I actually broadly agree with the sentiment of the blog. Like Stephen, I think it's employers who should be taking the criticism and not men (OK, some of us are idiots but that's nothing to do with gender!).
Abimbola Akanwo-Hood - I didn't, but having just had it quick look it does seem to chime with some of what I am saying. 55% of women wouldn't want to share with parental leave, so it would be unfair to criticise their partners.63% of men who already have children would likely choose to share parental leave if they could, so again it seems unfair to criticise these people. The report seems to suggest very strongly to me that men, for the most part, are not the problem.
The only way we will solve inequality is by being collaborative rather than divisive. I know that's part of what Abbie is trying to say, but for reasons I've already explained, I don't think telling men to "man up" is helpful.
Amy Louise Anderson-Beecham:
I have never really looked into what paternity/maternity leave and pay is offered; I understand from friends of mine that Maternity pay isn't great from some employers but not much is said regarding paternity pay. I think for both men and women it is heavily dependant upon who they work for (their company policies) and whether the worker is Salaried or Hourly paid.
As recently as a few weeks ago I was checking through the paternity policy at work as one of the men in my team (hourly paid) was about to become a dad for the first time and wanted to take his two weeks paternity leave. We both read through the policy and I was disgusted with the poor pay that he will get during the two weeks. At first we both thought we had read it wrong but the weekly pay he will recieve is less than what he would get paid for a 12 hour shift! He is still taking the two weeks paternity leave and we have tried to work his shift pattern so he can spend as much time at home with his new daughter as possible without him losing out on too much pay as he will need that to live, with his wife on a lower wage due to her maternity leave.
Stephen Booth:
Where I work women can take up to 2 years maternity leave (after a qualifying period, 5 years I think); 6 months at full pay, 6 months at half pay or SMP (whichever is higher) and then a year at zero pay. If they are in the pension scheme then the employer continues to make pension contributiosn so their service for pension is not impacted. If they haven't completed the qualifying period then they get pro rata on time (so if they are half way through they can take 3 full/3 half/6 zero pay), and the qualifying period continues to accrue (so if they have 2.5 years service and take a year maternity they will come back with 3.5 years service) as do all other timeserved benefits (automatic increments, additional annual leave &c). They also accrue annual leave (and retain any left over leave from the year they started maternity leave and if they were off for more than a year the leave year encapsulated within their maternity leave) so very often the first thing that happens when a woman comes back off maternity leave is she then goes off on annual leave to use up the leave she has accrued.

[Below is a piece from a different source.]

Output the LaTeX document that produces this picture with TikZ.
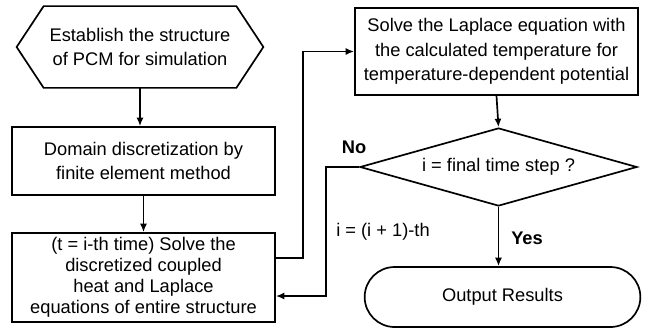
\documentclass[tikz,border=0pt]{standalone}
\usepackage{fontspec}
\setmainfont{Liberation Sans}
\usetikzlibrary{shapes,arrows,positioning,calc,arrows.meta}

\begin{document}
\begin{tikzpicture}[x=0.025cm,y=-0.025cm,line width=1.2pt,
    font=\fontsize{13}{17.6}\selectfont,
    procbox/.style={draw, rectangle, align=center, inner sep=0pt},
    flow/.style={-{Latex[length=6pt,width=5pt]}}]
    \useasboundingbox (0,0) rectangle (649,331);

    % Start (hexagon)
    \node[align=center, minimum width=6.125cm, minimum height=2cm, inner sep=0pt]
        (start) at (140,47) {Establish the structure\\of PCM for simulation};
    \draw (start.west) -- ([xshift=0.675cm]start.north west) -- ([xshift=-0.675cm]start.north east)
        -- (start.east) -- ([xshift=-0.675cm]start.south east) -- ([xshift=0.675cm]start.south west) -- cycle;

    % Left column
    \node[procbox, minimum width=6.575cm, minimum height=1.7cm] (mesh) at (143.5,161)
        {Domain discretization by\\finite element method};
    \node[procbox, minimum width=6.575cm, minimum height=2.225cm,
        font=\fontsize{13}{15}\selectfont] (solve) at (143.5,277.5)
        {(t = i-th time) Solve the\\discretized coupled\\heat and Laplace\\equations of entire structure};

    % Right column
    \node[procbox, minimum width=7.075cm, minimum height=2.175cm] (laplace) at (496.5,51.5)
        {Solve the Laplace equation with\\the calculated temperature for\\temperature-dependent potential};
    \node[draw, diamond, aspect=3.55, minimum width=6.925cm, minimum height=1.95cm,
        inner sep=0pt] (check) at (498.5,167) {i = final time step ?};
    \node[draw, rounded rectangle, minimum width=7.125cm, minimum height=1.5cm]
        (output) at (502.5,297) {Output Results};

    % Connections
    \draw[flow] (start.south) -- (start.south |- mesh.north);
    \draw[flow] (mesh.south) -- (mesh.south |- solve.north);
    \draw[flow] ([yshift=0.4875cm]solve.east) -- ++(27,0) |- (laplace.west);
    \draw[flow] (laplace.south) -- (check.north);
    \draw[flow] (check.west) -- ++(-33,0) |- ([yshift=-0.4625cm]solve.east);
    \draw[flow] (check.south) -- (check.south |- output.north);

    % Labels
    \node[font=\fontsize{13}{15}\selectfont\bfseries] (no) at (354,147) {No};
    \node[font=\fontsize{13}{15}\selectfont\bfseries] (yes) at (527,238) {Yes};
    \node (incr) at (383,232) {i = (i + 1)-th};
\end{tikzpicture}
\end{document}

Until the legislation around paternity leave and later shared parental leave, men got two weeks unpaid that had to be taken within the first year after birth and could only be taken in blocks of one week at least 4 weeks apart.
Things are slightly more equal now but there is still a strong reluctance by managers to allow men to take parental leave. I've been involved (as a rep/advisor) in two cases where a male member of staff has had a spotless record for years but after requesting and getting (only after a grievance) parental leave has found themselves facing a series of disciplinary cases on minor matters.